• PROMPT
Look through the material and copy each line holding "this".

Entries with chart source code
'''

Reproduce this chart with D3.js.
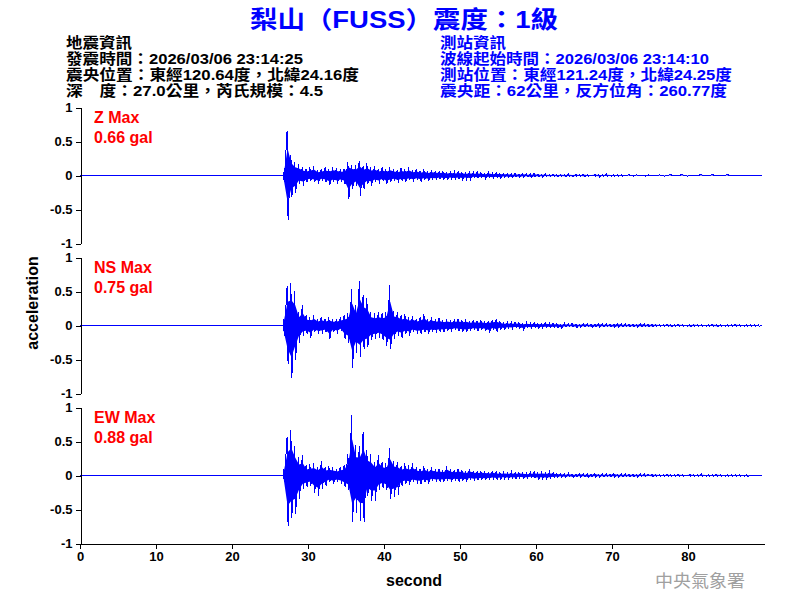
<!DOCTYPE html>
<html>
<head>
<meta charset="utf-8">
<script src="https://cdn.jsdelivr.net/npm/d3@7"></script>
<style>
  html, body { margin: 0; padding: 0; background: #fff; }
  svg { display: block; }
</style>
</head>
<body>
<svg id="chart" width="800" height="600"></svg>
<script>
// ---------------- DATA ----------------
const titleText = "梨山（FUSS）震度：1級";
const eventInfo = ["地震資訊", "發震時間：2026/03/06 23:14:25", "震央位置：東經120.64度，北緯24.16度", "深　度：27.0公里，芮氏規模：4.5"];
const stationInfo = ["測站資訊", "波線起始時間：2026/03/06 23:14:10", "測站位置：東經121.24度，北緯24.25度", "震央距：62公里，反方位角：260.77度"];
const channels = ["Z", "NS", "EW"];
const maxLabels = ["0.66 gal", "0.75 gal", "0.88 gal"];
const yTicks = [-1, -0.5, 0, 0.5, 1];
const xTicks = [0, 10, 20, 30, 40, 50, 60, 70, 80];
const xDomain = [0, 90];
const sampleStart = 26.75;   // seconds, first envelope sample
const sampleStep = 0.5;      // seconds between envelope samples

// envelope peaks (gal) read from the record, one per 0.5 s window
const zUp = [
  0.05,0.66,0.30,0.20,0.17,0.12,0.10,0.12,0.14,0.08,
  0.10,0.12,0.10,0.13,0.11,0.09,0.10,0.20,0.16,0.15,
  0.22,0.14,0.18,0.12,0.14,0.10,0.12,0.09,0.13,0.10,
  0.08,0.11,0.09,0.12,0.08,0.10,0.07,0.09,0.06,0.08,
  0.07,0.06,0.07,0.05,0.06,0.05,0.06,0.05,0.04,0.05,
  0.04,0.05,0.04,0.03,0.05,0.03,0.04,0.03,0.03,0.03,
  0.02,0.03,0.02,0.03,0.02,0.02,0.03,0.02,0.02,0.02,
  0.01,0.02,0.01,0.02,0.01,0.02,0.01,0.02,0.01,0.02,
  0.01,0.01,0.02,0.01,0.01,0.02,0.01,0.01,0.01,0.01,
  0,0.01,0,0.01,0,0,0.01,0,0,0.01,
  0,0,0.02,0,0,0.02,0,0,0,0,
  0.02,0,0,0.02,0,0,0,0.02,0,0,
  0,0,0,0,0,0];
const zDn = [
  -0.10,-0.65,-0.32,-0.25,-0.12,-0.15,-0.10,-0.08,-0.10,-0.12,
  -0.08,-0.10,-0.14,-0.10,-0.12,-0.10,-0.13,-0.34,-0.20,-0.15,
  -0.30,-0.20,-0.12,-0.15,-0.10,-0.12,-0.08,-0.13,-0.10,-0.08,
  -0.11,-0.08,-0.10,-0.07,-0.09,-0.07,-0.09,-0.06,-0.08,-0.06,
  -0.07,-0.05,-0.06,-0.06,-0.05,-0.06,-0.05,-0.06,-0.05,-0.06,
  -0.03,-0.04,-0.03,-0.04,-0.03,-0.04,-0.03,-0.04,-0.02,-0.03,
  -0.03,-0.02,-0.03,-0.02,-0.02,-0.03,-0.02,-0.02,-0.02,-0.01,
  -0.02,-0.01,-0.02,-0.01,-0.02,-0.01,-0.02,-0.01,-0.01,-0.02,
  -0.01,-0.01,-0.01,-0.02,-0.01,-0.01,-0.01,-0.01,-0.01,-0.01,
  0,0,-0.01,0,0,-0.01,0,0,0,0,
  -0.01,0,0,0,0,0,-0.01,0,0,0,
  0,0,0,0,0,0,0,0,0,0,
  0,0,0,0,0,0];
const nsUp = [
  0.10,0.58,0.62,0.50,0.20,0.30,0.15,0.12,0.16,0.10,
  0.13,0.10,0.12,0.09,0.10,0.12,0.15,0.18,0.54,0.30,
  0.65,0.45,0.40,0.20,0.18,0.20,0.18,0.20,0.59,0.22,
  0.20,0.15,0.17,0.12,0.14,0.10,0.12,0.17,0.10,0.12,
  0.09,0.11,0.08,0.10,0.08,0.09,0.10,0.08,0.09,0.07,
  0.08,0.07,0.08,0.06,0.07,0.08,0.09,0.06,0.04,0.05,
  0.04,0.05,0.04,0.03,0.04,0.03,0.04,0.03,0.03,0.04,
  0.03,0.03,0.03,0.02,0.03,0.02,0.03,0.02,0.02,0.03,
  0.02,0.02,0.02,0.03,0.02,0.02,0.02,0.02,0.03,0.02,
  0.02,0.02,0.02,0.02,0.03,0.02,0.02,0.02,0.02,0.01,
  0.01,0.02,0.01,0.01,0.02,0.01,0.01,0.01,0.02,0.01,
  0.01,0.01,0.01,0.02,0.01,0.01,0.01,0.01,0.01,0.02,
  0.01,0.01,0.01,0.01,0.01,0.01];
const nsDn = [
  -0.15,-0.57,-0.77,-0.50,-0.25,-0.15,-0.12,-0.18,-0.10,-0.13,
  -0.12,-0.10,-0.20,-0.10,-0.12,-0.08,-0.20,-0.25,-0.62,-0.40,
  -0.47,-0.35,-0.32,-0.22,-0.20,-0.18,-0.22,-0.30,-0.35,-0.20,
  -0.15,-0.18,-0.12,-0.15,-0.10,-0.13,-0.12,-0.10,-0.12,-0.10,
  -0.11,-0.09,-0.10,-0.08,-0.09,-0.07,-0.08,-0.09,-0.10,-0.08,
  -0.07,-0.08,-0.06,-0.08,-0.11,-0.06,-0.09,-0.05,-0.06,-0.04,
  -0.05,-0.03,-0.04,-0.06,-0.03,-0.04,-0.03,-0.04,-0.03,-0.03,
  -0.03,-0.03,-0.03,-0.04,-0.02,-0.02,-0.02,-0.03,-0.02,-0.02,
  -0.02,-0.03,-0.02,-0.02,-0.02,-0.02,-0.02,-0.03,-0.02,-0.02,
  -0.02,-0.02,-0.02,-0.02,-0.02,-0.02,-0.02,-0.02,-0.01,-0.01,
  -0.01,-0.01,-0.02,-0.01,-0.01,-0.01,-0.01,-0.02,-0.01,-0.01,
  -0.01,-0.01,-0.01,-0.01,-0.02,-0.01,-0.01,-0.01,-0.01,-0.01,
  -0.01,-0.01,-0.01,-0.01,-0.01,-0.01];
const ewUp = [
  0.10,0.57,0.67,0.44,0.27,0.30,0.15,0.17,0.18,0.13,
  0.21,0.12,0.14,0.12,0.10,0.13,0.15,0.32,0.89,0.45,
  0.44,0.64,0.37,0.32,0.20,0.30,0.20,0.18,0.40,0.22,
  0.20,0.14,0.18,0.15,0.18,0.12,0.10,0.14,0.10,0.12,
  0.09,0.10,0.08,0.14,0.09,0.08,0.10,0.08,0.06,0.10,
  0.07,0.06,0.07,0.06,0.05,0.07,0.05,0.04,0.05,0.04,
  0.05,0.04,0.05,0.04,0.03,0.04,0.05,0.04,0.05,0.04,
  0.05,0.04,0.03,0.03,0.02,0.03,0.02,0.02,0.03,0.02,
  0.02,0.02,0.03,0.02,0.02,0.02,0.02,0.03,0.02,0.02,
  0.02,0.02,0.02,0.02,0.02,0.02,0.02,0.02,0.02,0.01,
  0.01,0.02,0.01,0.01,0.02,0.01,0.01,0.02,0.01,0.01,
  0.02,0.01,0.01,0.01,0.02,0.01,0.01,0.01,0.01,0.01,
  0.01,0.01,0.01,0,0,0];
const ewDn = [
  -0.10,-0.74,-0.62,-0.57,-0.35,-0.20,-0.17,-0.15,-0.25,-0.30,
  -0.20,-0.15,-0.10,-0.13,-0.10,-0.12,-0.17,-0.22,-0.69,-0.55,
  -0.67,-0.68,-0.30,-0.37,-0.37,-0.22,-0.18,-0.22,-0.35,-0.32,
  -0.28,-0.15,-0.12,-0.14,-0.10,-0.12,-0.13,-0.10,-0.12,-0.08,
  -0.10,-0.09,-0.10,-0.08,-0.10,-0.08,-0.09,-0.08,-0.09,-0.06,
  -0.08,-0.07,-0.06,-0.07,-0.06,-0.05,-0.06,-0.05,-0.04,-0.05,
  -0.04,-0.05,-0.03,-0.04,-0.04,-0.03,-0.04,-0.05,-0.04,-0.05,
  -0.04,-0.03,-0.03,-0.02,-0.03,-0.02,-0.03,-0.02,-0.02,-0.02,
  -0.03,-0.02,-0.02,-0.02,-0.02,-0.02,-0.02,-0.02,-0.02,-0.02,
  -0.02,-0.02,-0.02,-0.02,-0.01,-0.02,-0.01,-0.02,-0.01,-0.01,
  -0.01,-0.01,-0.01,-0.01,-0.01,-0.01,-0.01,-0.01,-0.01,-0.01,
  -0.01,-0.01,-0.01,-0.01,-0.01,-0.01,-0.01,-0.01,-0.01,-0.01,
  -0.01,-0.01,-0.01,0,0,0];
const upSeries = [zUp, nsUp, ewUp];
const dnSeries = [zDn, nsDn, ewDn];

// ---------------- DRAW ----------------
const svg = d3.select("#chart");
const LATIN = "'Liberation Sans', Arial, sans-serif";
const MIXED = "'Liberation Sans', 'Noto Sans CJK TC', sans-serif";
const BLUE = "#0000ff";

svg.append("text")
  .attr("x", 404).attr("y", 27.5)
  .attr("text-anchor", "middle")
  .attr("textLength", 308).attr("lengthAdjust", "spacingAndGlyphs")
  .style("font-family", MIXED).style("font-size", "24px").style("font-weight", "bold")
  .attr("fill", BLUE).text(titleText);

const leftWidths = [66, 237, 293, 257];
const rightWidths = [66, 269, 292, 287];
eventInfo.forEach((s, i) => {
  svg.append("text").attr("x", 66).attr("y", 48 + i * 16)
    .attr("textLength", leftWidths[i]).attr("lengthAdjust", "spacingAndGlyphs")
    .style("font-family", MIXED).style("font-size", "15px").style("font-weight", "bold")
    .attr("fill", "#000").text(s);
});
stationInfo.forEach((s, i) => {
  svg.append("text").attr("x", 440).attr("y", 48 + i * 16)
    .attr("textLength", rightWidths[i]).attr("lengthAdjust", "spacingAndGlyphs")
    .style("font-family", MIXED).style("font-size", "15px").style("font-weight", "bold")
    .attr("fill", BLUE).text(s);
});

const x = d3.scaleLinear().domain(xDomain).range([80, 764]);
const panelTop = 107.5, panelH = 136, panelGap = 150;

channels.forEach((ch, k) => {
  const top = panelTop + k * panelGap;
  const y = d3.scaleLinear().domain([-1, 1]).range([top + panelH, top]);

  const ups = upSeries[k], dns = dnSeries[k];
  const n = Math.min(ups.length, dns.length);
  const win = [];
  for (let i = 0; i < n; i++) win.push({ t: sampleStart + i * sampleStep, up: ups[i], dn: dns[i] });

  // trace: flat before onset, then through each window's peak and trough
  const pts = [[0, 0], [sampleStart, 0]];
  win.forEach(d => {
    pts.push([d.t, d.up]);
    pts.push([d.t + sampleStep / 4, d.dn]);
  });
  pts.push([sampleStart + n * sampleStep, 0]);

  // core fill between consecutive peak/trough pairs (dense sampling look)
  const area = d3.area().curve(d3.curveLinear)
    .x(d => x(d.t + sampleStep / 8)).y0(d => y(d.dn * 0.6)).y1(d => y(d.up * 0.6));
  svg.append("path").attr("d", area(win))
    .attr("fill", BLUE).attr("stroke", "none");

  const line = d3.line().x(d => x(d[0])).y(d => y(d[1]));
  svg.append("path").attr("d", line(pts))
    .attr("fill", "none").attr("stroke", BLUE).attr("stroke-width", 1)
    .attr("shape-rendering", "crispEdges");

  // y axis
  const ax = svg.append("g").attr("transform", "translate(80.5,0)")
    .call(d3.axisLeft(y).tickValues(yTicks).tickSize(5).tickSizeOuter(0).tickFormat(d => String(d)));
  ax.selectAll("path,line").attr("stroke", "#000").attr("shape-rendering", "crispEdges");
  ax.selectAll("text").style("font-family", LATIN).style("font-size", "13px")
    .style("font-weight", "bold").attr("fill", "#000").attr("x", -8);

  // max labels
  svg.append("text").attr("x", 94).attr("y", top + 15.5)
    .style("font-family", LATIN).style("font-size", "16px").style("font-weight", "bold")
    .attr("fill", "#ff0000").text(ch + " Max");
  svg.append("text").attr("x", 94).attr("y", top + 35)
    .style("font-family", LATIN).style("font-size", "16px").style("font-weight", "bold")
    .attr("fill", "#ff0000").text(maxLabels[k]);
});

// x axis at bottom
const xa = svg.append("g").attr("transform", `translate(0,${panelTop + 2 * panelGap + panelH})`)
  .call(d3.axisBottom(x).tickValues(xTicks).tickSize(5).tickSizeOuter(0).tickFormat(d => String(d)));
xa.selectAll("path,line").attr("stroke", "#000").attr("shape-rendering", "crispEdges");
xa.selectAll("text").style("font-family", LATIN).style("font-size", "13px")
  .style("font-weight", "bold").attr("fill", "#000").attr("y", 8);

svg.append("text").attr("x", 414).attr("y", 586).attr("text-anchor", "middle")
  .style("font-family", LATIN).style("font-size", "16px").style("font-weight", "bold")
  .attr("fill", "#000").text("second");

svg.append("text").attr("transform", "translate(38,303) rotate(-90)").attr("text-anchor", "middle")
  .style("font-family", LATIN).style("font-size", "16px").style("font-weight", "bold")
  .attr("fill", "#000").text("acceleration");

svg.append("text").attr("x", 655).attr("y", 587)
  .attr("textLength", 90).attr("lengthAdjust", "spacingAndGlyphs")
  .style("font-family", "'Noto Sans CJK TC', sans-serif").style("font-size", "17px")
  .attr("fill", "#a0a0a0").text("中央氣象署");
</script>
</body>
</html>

'''
'''

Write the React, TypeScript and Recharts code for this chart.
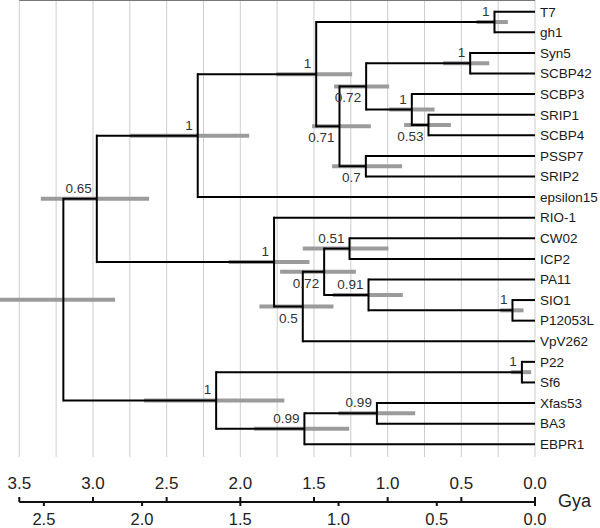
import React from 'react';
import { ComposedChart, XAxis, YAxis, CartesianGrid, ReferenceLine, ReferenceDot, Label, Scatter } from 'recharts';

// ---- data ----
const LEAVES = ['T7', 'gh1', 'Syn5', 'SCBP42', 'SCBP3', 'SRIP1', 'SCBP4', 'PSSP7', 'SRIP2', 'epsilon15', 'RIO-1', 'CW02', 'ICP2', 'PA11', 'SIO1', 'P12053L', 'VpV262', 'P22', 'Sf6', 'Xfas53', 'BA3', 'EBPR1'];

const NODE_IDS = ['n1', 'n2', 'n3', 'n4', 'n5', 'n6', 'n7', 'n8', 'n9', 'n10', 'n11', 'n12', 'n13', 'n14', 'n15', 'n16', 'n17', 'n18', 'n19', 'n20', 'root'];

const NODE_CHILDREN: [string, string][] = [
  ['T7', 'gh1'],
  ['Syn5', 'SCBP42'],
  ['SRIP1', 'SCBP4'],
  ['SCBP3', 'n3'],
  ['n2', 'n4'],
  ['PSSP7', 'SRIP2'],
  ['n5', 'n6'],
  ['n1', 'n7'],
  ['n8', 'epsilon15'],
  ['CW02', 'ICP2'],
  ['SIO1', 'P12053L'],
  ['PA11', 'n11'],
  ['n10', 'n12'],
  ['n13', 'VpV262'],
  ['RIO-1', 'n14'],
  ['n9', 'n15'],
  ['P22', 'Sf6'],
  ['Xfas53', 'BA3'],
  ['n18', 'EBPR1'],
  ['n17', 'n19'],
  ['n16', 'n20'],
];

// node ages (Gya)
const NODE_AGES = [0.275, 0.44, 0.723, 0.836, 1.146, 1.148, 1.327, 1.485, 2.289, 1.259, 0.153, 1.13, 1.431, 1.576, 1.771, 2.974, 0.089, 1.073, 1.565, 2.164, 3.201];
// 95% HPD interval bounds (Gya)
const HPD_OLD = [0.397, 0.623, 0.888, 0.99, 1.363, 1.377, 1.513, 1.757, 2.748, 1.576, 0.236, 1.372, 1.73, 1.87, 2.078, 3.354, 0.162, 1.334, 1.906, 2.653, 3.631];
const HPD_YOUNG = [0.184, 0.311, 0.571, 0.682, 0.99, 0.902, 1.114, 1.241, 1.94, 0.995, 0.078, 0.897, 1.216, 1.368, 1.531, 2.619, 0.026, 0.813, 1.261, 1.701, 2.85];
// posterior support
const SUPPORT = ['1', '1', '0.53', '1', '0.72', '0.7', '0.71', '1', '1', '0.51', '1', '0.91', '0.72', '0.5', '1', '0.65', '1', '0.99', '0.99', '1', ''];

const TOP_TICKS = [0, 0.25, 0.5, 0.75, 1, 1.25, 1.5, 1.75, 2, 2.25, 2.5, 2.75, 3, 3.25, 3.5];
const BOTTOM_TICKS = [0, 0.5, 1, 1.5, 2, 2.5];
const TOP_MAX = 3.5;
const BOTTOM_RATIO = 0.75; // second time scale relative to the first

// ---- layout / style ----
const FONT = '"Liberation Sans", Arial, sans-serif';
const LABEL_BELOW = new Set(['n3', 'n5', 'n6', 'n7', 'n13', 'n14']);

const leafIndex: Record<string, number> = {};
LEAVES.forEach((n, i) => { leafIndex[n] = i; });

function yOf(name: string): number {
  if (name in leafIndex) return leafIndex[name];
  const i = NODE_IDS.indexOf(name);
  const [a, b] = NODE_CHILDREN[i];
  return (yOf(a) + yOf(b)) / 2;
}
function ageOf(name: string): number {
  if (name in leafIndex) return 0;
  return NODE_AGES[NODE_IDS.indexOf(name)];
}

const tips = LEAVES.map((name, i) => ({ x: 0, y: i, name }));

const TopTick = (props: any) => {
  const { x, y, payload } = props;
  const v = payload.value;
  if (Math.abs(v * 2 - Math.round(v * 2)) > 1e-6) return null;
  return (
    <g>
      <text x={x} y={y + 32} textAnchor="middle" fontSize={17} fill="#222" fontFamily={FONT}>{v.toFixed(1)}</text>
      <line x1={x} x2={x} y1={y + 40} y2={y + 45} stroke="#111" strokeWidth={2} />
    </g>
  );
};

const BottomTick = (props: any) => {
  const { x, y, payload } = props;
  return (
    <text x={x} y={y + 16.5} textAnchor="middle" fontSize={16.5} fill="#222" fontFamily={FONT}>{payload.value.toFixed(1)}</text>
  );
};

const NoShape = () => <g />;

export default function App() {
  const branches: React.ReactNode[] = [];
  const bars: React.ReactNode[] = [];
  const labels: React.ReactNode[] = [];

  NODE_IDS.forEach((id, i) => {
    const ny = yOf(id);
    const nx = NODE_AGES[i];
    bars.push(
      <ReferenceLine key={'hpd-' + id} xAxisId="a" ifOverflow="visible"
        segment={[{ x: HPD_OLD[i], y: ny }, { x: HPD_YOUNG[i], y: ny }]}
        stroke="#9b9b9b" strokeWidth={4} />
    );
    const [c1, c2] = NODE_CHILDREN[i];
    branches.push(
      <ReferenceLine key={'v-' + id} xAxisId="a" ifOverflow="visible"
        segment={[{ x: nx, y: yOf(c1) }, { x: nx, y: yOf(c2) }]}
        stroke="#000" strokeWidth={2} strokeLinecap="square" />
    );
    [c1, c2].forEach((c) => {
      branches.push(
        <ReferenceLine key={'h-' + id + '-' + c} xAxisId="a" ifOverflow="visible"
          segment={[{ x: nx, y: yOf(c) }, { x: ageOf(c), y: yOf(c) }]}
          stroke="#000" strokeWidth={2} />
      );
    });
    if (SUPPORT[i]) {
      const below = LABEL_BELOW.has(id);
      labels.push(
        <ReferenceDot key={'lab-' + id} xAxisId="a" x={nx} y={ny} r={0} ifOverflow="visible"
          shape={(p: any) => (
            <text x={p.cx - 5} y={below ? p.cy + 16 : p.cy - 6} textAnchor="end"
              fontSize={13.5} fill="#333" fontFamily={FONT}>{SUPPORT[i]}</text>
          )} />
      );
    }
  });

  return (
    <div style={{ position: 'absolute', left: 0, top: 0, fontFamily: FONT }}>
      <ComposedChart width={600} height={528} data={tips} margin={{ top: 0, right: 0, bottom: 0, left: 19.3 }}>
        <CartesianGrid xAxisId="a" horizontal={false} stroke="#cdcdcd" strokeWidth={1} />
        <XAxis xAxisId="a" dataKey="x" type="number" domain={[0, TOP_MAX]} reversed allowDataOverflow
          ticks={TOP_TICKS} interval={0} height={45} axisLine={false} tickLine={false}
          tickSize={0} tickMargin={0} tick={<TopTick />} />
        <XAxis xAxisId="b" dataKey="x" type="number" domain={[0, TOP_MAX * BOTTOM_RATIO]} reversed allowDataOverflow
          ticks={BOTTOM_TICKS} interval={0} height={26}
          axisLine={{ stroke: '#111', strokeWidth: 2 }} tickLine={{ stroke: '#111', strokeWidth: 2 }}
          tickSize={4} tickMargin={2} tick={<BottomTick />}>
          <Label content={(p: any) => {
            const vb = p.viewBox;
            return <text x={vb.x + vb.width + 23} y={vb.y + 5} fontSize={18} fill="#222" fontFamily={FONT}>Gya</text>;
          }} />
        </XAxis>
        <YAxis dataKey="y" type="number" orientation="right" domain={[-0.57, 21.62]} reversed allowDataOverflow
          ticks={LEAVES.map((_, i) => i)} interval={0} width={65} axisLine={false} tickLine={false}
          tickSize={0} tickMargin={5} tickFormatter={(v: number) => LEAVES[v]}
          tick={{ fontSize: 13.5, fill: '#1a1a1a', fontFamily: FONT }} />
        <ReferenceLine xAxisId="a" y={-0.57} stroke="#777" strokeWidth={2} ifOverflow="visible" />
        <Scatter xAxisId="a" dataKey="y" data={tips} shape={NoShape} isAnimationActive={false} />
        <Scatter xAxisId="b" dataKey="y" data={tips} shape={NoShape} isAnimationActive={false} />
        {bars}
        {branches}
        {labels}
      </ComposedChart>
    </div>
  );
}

'''

• ANSWER FOR THE TASK
Reproduce this chart with D3.js.
Write the React, TypeScript and Recharts code for this chart.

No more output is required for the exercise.